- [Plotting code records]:

= = =

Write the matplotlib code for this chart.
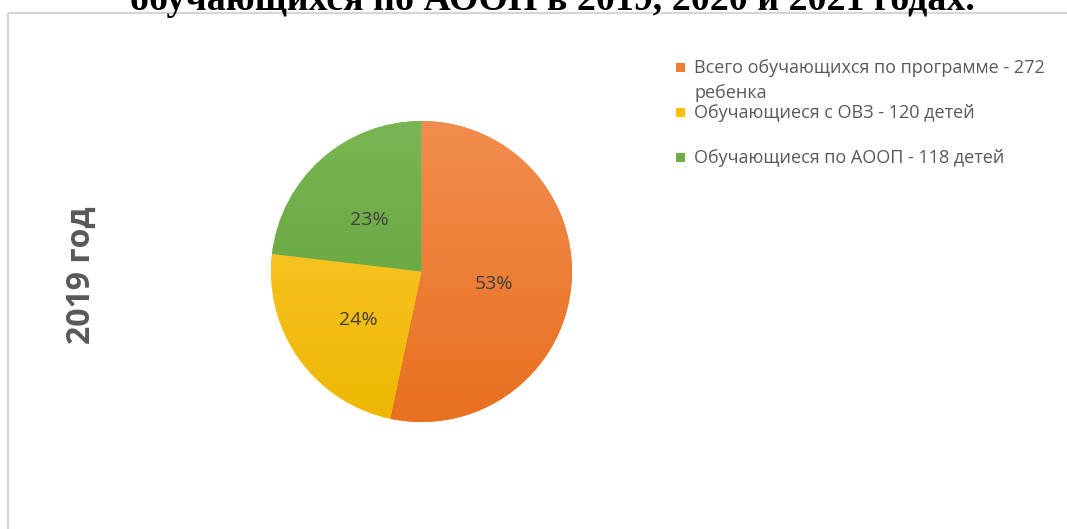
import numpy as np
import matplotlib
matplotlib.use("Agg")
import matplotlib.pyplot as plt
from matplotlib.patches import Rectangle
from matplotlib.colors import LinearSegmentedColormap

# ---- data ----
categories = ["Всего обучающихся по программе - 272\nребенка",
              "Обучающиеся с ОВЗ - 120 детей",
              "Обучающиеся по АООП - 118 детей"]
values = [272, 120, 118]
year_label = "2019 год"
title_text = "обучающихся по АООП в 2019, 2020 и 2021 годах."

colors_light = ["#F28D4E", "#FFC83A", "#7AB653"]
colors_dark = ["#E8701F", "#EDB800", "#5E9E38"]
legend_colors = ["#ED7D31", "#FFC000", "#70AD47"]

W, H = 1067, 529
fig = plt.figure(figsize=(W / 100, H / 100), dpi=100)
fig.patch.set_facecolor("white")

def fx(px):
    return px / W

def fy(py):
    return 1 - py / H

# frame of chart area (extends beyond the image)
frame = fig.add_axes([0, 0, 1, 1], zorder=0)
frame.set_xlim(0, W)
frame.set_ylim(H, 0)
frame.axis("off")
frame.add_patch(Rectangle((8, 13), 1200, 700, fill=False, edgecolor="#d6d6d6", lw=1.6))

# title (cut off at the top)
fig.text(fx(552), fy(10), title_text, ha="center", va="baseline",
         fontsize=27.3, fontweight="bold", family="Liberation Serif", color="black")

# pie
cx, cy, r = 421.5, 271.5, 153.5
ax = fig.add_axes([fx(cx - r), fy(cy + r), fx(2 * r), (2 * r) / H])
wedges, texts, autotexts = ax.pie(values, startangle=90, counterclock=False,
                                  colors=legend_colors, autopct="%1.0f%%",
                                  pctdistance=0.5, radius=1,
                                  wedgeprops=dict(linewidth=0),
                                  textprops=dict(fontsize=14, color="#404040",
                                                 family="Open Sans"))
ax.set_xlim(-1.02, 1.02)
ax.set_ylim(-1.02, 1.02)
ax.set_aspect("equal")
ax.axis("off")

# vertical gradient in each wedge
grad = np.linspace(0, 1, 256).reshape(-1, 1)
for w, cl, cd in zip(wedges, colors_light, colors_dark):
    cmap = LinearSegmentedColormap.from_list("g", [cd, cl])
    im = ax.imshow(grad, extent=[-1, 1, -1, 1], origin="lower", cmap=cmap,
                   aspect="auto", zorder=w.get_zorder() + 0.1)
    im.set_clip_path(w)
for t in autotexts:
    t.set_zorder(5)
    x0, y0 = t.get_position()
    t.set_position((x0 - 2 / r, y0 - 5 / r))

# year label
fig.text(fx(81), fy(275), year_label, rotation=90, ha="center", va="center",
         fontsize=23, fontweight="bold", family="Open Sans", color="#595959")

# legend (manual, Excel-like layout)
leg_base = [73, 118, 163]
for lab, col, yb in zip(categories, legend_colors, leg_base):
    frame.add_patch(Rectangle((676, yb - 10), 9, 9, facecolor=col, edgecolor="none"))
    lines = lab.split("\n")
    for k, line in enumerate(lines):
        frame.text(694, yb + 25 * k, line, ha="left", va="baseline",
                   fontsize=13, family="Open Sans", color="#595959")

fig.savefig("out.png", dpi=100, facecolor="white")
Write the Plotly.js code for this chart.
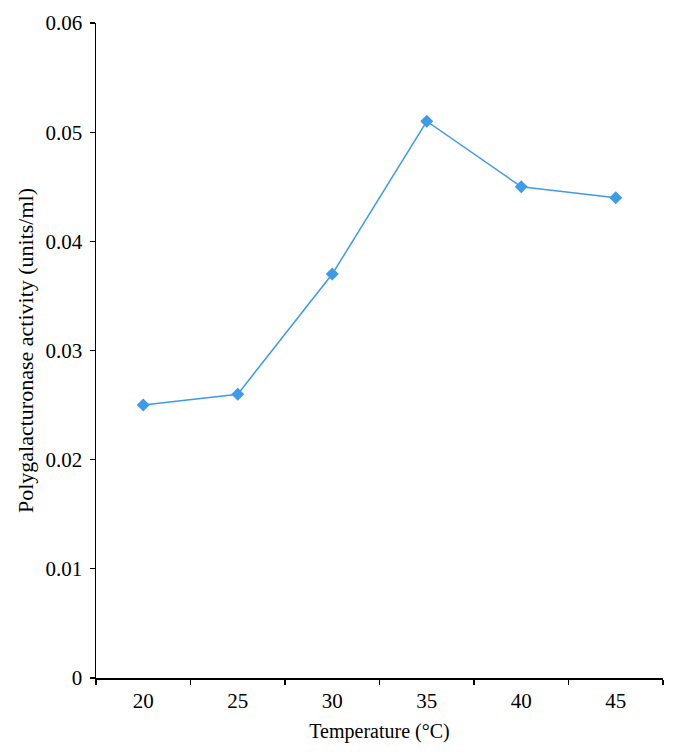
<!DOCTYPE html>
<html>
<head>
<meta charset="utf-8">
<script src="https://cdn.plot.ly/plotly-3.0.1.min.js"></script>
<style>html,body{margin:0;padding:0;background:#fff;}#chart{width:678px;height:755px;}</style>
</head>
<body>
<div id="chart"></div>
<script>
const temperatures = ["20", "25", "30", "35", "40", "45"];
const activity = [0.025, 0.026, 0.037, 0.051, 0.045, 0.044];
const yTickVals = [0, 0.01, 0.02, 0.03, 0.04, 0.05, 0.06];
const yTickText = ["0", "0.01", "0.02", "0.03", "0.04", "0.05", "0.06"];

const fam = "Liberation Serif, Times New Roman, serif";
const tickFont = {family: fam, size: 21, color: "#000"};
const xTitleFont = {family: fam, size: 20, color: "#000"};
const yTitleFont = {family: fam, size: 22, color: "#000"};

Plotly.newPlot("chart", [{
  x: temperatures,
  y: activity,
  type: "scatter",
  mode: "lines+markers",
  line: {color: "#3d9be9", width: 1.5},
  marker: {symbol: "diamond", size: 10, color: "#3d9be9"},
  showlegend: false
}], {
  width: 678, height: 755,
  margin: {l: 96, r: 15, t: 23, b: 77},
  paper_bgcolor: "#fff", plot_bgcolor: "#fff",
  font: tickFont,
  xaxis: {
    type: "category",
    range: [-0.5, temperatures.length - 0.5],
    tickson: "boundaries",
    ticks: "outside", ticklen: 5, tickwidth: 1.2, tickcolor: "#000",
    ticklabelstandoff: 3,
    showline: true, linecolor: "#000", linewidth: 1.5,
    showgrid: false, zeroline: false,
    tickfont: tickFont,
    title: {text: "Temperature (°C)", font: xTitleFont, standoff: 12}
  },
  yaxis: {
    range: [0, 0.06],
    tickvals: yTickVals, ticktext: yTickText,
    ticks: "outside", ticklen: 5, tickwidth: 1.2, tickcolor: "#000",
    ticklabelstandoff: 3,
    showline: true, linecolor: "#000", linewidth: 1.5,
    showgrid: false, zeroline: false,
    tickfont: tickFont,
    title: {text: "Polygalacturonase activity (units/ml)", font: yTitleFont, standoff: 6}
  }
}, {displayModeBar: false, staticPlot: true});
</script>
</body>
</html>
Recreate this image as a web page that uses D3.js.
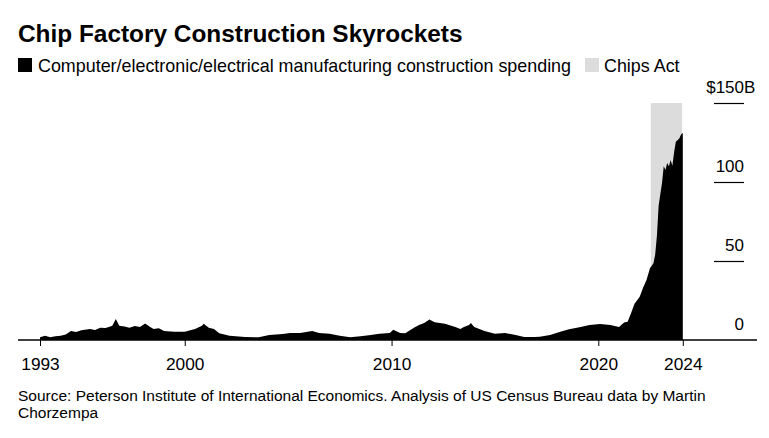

= = =

- [Exercise prompt]: Leave out every picture and copy the rest of the records exactly.

- [Answer to this problem]:
Write the matplotlib code for this chart.
import numpy as np
import matplotlib
matplotlib.use("Agg")
import matplotlib.pyplot as plt
from matplotlib.patches import Rectangle
from matplotlib.colors import LinearSegmentedColormap

# ---- data ----
categories = ["Всего обучающихся по программе - 272\nребенка",
              "Обучающиеся с ОВЗ - 120 детей",
              "Обучающиеся по АООП - 118 детей"]
values = [272, 120, 118]
year_label = "2019 год"
title_text = "обучающихся по АООП в 2019, 2020 и 2021 годах."

colors_light = ["#F28D4E", "#FFC83A", "#7AB653"]
colors_dark = ["#E8701F", "#EDB800", "#5E9E38"]
legend_colors = ["#ED7D31", "#FFC000", "#70AD47"]

W, H = 1067, 529
fig = plt.figure(figsize=(W / 100, H / 100), dpi=100)
fig.patch.set_facecolor("white")

def fx(px):
    return px / W

def fy(py):
    return 1 - py / H

# frame of chart area (extends beyond the image)
frame = fig.add_axes([0, 0, 1, 1], zorder=0)
frame.set_xlim(0, W)
frame.set_ylim(H, 0)
frame.axis("off")
frame.add_patch(Rectangle((8, 13), 1200, 700, fill=False, edgecolor="#d6d6d6", lw=1.6))

# title (cut off at the top)
fig.text(fx(552), fy(10), title_text, ha="center", va="baseline",
         fontsize=27.3, fontweight="bold", family="Liberation Serif", color="black")

# pie
cx, cy, r = 421.5, 271.5, 153.5
ax = fig.add_axes([fx(cx - r), fy(cy + r), fx(2 * r), (2 * r) / H])
wedges, texts, autotexts = ax.pie(values, startangle=90, counterclock=False,
                                  colors=legend_colors, autopct="%1.0f%%",
                                  pctdistance=0.5, radius=1,
                                  wedgeprops=dict(linewidth=0),
                                  textprops=dict(fontsize=14, color="#404040",
                                                 family="Open Sans"))
ax.set_xlim(-1.02, 1.02)
ax.set_ylim(-1.02, 1.02)
ax.set_aspect("equal")
ax.axis("off")

# vertical gradient in each wedge
grad = np.linspace(0, 1, 256).reshape(-1, 1)
for w, cl, cd in zip(wedges, colors_light, colors_dark):
    cmap = LinearSegmentedColormap.from_list("g", [cd, cl])
    im = ax.imshow(grad, extent=[-1, 1, -1, 1], origin="lower", cmap=cmap,
                   aspect="auto", zorder=w.get_zorder() + 0.1)
    im.set_clip_path(w)
for t in autotexts:
    t.set_zorder(5)
    x0, y0 = t.get_position()
    t.set_position((x0 - 2 / r, y0 - 5 / r))

# year label
fig.text(fx(81), fy(275), year_label, rotation=90, ha="center", va="center",
         fontsize=23, fontweight="bold", family="Open Sans", color="#595959")

# legend (manual, Excel-like layout)
leg_base = [73, 118, 163]
for lab, col, yb in zip(categories, legend_colors, leg_base):
    frame.add_patch(Rectangle((676, yb - 10), 9, 9, facecolor=col, edgecolor="none"))
    lines = lab.split("\n")
    for k, line in enumerate(lines):
        frame.text(694, yb + 25 * k, line, ha="left", va="baseline",
                   fontsize=13, family="Open Sans", color="#595959")

fig.savefig("out.png", dpi=100, facecolor="white")
Write the Plotly.js code for this chart.
<!DOCTYPE html>
<html>
<head>
<meta charset="utf-8">
<script src="https://cdn.plot.ly/plotly-3.0.1.min.js"></script>
<style>html,body{margin:0;padding:0;background:#fff;}#chart{width:678px;height:755px;}</style>
</head>
<body>
<div id="chart"></div>
<script>
const temperatures = ["20", "25", "30", "35", "40", "45"];
const activity = [0.025, 0.026, 0.037, 0.051, 0.045, 0.044];
const yTickVals = [0, 0.01, 0.02, 0.03, 0.04, 0.05, 0.06];
const yTickText = ["0", "0.01", "0.02", "0.03", "0.04", "0.05", "0.06"];

const fam = "Liberation Serif, Times New Roman, serif";
const tickFont = {family: fam, size: 21, color: "#000"};
const xTitleFont = {family: fam, size: 20, color: "#000"};
const yTitleFont = {family: fam, size: 22, color: "#000"};

Plotly.newPlot("chart", [{
  x: temperatures,
  y: activity,
  type: "scatter",
  mode: "lines+markers",
  line: {color: "#3d9be9", width: 1.5},
  marker: {symbol: "diamond", size: 10, color: "#3d9be9"},
  showlegend: false
}], {
  width: 678, height: 755,
  margin: {l: 96, r: 15, t: 23, b: 77},
  paper_bgcolor: "#fff", plot_bgcolor: "#fff",
  font: tickFont,
  xaxis: {
    type: "category",
    range: [-0.5, temperatures.length - 0.5],
    tickson: "boundaries",
    ticks: "outside", ticklen: 5, tickwidth: 1.2, tickcolor: "#000",
    ticklabelstandoff: 3,
    showline: true, linecolor: "#000", linewidth: 1.5,
    showgrid: false, zeroline: false,
    tickfont: tickFont,
    title: {text: "Temperature (°C)", font: xTitleFont, standoff: 12}
  },
  yaxis: {
    range: [0, 0.06],
    tickvals: yTickVals, ticktext: yTickText,
    ticks: "outside", ticklen: 5, tickwidth: 1.2, tickcolor: "#000",
    ticklabelstandoff: 3,
    showline: true, linecolor: "#000", linewidth: 1.5,
    showgrid: false, zeroline: false,
    tickfont: tickFont,
    title: {text: "Polygalacturonase activity (units/ml)", font: yTitleFont, standoff: 6}
  }
}, {displayModeBar: false, staticPlot: true});
</script>
</body>
</html>
Recreate this image as a web page that uses D3.js.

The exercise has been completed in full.